HIV is not grounds for deportation, says Russia’s Constitutional Court
According to a ruling by the Constitutional Court of Russia, being HIV-positive does not represent an unconditional basis for deportation from the country for foreign nationals. Speaking to RBTH, human rights advocates called the decision an important achievement in protecting of the rights of people in Russia living with HIV.
(Russia Beyond the Headlines – rbth.ru – Darya Lyubinskaya, special to RBTH – March 23, 2015)
The Constitutional Court of Russia has ruled as unconstitutional the practice of the application of certain laws on the legal status of foreigners in Russia that have been used to deport HIV-positive foreign citizens or stateless persons whose family members permanently reside in Russia.
Under law, foreigners who are residing legally in Russia become undesirable if they “pose a real threat to public health.” Temporary residence permits are issued to foreigners working in the country only after presenting a certificate proving the absence of HIV to the Federal Migration Service (FMS). If diagnosed with the HIV infection, they are deported.

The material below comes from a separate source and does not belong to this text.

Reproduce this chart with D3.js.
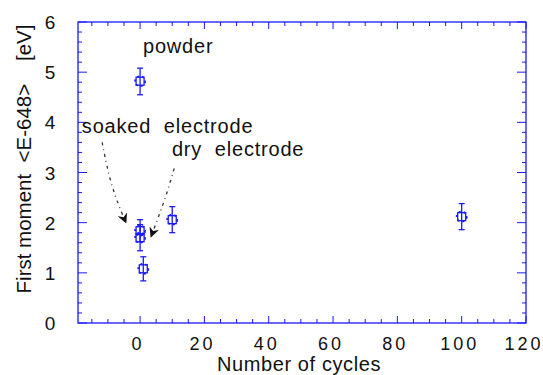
<!DOCTYPE html>
<html><head><meta charset="utf-8">
<script src="https://cdn.jsdelivr.net/npm/d3@7"></script>
<style>
body{margin:0;background:#fff;}
text{font-family:"Liberation Sans",Arial,sans-serif;fill:#111;}
</style></head>
<body><svg id="c" width="543" height="375"></svg>
<script>
const cycles  = [0, 0, 0, 1, 10, 100];
const moments = [4.82, 1.84, 1.70, 1.08, 2.06, 2.12];
const errLo   = [4.55, 1.62, 1.44, 0.84, 1.80, 1.86];
const errHi   = [5.08, 2.06, 1.96, 1.32, 2.32, 2.38];
const xTicks = [0, 20, 40, 60, 80, 100, 120];
const yTicks = [0, 1, 2, 3, 4, 5, 6];
const labels = [
  {text:"powder", x:0.9, y:5.38},
  {text:"soaked  electrode", x:-18.1, y:3.78},
  {text:"dry  electrode", x:9.9, y:3.32}
];
const arrows = [
  {pts:[[-11.8,3.6],[-9.0,2.7],[-4.4,2.0]]},
  {pts:[[10.6,3.08],[8.0,2.5],[3.4,1.72]]}
];

const svg = d3.select("#c");
const L=78, R=526, T=22, B=323;
const x = d3.scaleLinear().domain([-19.3,120]).range([L,R]);
const y = d3.scaleLinear().domain([0,6]).range([B,T]);
const blue="#1a1aff";

svg.append("defs").append("marker").attr("id","ah").attr("viewBox","0 0 10 10")
  .attr("refX",9).attr("refY",5).attr("markerWidth",10).attr("markerHeight",10)
  .attr("markerUnits","userSpaceOnUse").attr("orient","auto")
  .append("path").attr("d","M0,0 L10,5 L0,10 L3,5 Z").attr("fill","#111");

// frame
svg.append("rect").attr("x",L).attr("y",T).attr("width",R-L).attr("height",B-T)
  .attr("fill","none").attr("stroke",blue).attr("stroke-width",1.3);

// ticks
const xMin = d3.range(-15,121,5), yMin = d3.range(0,6.01,0.2);
xMin.forEach(v=>{
  const maj = v%20===0, len = maj?7:4;
  svg.append("line").attr("x1",x(v)).attr("x2",x(v)).attr("y1",B).attr("y2",B-len).attr("stroke",blue);
  svg.append("line").attr("x1",x(v)).attr("x2",x(v)).attr("y1",T).attr("y2",T+len).attr("stroke",blue);
});
yMin.forEach(v=>{
  const maj = Math.abs(v-Math.round(v))<1e-6, len = maj?9:4;
  svg.append("line").attr("y1",y(v)).attr("y2",y(v)).attr("x1",L).attr("x2",L+len).attr("stroke",blue);
  svg.append("line").attr("y1",y(v)).attr("y2",y(v)).attr("x1",R).attr("x2",R-len).attr("stroke",blue);
});

// tick labels
svg.selectAll(".xl").data(xTicks).enter().append("text")
  .attr("x",d=>x(d)-2).attr("y",350).attr("text-anchor","middle")
  .attr("font-size",18).attr("letter-spacing","3px").text(d=>d);
svg.selectAll(".yl").data(yTicks).enter().append("text")
  .attr("x",50).attr("y",d=>y(d)+7).attr("text-anchor","middle")
  .attr("font-size",19).text(d=>d);

// axis titles
svg.append("text").attr("x",299).attr("y",371).attr("text-anchor","middle")
  .attr("font-size",20).attr("letter-spacing","0.6px").text("Number of cycles");
svg.append("text").attr("transform","translate(31,159) rotate(-90)").attr("text-anchor","middle")
  .attr("font-size",20.5).attr("xml:space","preserve").text("First moment  <E-648>    [eV]");

// error bars
const data = cycles.map((c,i)=>({c,m:moments[i],lo:errLo[i],hi:errHi[i]}));
const g = svg.append("g");
data.forEach(d=>{
  const cx = x(d.c);
  g.append("line").attr("x1",cx).attr("x2",cx).attr("y1",y(d.lo)).attr("y2",y(d.hi)).attr("stroke",blue).attr("stroke-width",1.3);
  [d.lo,d.hi].forEach(v=>g.append("line").attr("x1",cx-3).attr("x2",cx+3).attr("y1",y(v)).attr("y2",y(v)).attr("stroke",blue).attr("stroke-width",1.3));
  g.append("rect").attr("x",cx-4).attr("y",y(d.m)-4).attr("width",8).attr("height",8)
    .attr("fill","none").attr("stroke",blue).attr("stroke-width",1.3);
  g.append("circle").attr("cx",cx).attr("cy",y(d.m)).attr("r",5).attr("fill","none")
    .attr("stroke",blue).attr("stroke-width",1.8).attr("stroke-dasharray","2,3");
});

// annotations
labels.forEach(l=>svg.append("text").attr("x",x(l.x)).attr("y",y(l.y)).attr("font-size",20)
  .attr("letter-spacing","0.8px").attr("xml:space","preserve").text(l.text));
const line = d3.line().x(p=>x(p[0])).y(p=>y(p[1])).curve(d3.curveBasis);
arrows.forEach(a=>svg.append("path").attr("d",line(a.pts)).attr("fill","none")
  .attr("stroke","#333").attr("stroke-width",1.3).attr("stroke-dasharray","3,4,1,4")
  .attr("marker-end","url(#ah)"));
</script></body></html>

The ruling by the Constitutional Court, made on March 16, came about following complaints lodged by two citizens of Ukraine and a Moldovan citizen, who were prohibited from staying in Russia only because they are HIV-positive.
According to Judge Nikolai Melnikov, the foreigners who filed complaints with the Constitutional Court did not violate Russian legislation and are married to Russians.
“With the provisions of these conditions, it is unacceptable to deport a foreign national, to deny him entry or not to issue him a temporary residence permit,” he said. According to the decision, the cases of the citizens of Ukraine and Moldova who filed complaints with the court should be reviewed.
Human rights advocates react
Representatives of human rights groups and patient support welcomed the ruling, with Maria Onufriyeva, director of the NGO Community of People Living with HIV, telling RBTH that the decision of the Constitutional Court was “a major achievement in the field of protection of the rights of HIV-positive people.”
“The family is of unconditional value and its interests should be significantly higher than [those of] migration policy,” said Onufriyeva.
“A person with HIV-positive status should not be a priori considered dangerous to society. If a person started a family, is a respectable member of society, receives treatment and is observed by a doctor, the refusal of entry or deportation based solely on the presence of HIV is certainly a violation of rights,” said Onufriyeva.
Onufriyeva said that legislation in the field of HIV infection should be subject to regular revision to reflect changes in the real world.
Lack of public awareness still a problem
Alexander Saversky, chairman of the League of Protection of Patients, noted that HIV-infected people also experience discrimination within the country.
“Employers tend to seek information about the health of their employees, effectively demanding the disclosure of information protected by physician-patient privilege,” he explained.
Saversky added that the public’s fears of people living with HIV are often unfounded and are accompanied by inappropriate behavior. “The state and public organizations must conduct explanatory work – how to behave,” he concluded.
The director of the Moscow Bureau for Human Rights and a member of the Presidential Council for Civil Society Institutions and Human Rights, Alexander Brod, noted that Federation Council Speaker Valentina Matviyenko had expressed in February the need to develop a standards act for deportation of immigrants with AIDS and tuberculosis.
“The state cannot take responsibility for these patients in an economically difficult period. It’s another case if a person was working in Russia when they acquired the disease. In this case, we need to do everything possible to help them here,” said Brod.